Pakistan needs to repay a whopping USD 77.5 billion in external debt from April 2023 to June 2026 and the cash-strapped country may face “disruptive effects” if it ultimately defaults, a prominent US think tank has warned. The analysis published on Thursday by the United States Institute of Peace (USIP) warned that amid skyrocketing inflation, political conflicts, and rising terrorism, Pakistan is facing the risk of a default due to its massive external debt obligations, the Geo News reported on Friday.
Pakistan, currently tackling a major economic crisis, is grappling with high external debt, a weak local currency and dwindling foreign exchange reserves.
The USIP report called the USD 77.5 billion that Pakistan needs to repay in external debt from April 2023 to June 2026 a “hefty amount” for a USD 350 billion economy.
It stated that if Pakistan ultimately defaults, there will be a “cascade of disruptive effects”.
In the next three years, the debt-struck country has to make major repayments to Chinese financial institutions, private creditors and Saudi Arabia.
From April to June 2023, Pakistan faces near-term debt repayment pressure as the external debt servicing burden is USD 4.5 billion, the report said.
According to the report, substantial repayments are due in June, when a USD 1 billion Chinese SAFE deposit and a roughly USD 1.4 billion Chinese commercial loan would mature.
Pakistani authorities hope to convince the Chinese to refinance and roll over both debts, the report said, noting that the Chinese government and commercial banks have done so in the past.
Even if Pakistan manages to meet these obligations, the next fiscal year will be more challenging as the debt servicing will rise to nearly USD 25 billion, the report said.
Pakistan is awaiting a much-needed USD 1.1 billion tranche of funding from the Washington-based International Monetary Fund, originally due to be disbursed in November last year.
The funds are part of a USD 6.5 billion bailout package the IMF approved in 2019, which analysts say is critical if Pakistan is to avoid defaulting on external debt obligations.

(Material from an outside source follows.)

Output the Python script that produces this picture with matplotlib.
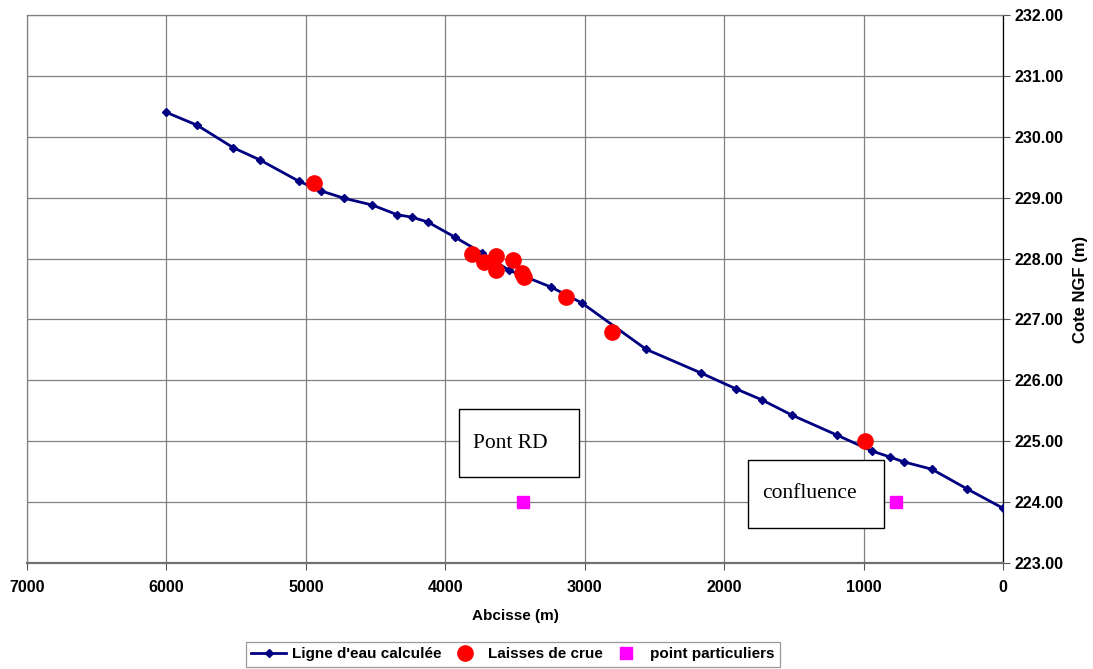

The IMF programme, signed in 2019, will expire on June 30, 2023, and under the set guidelines, the programme cannot be extended beyond the deadline.
Pakistan and the IMF have been negotiating the programme’s resumption for months but have yet to reach an agreement.
There is no easy solution available to fix the ailing economy of Pakistan, and the government is of the view that they have taken all the tough decisions for reviving the stalled IMF programme.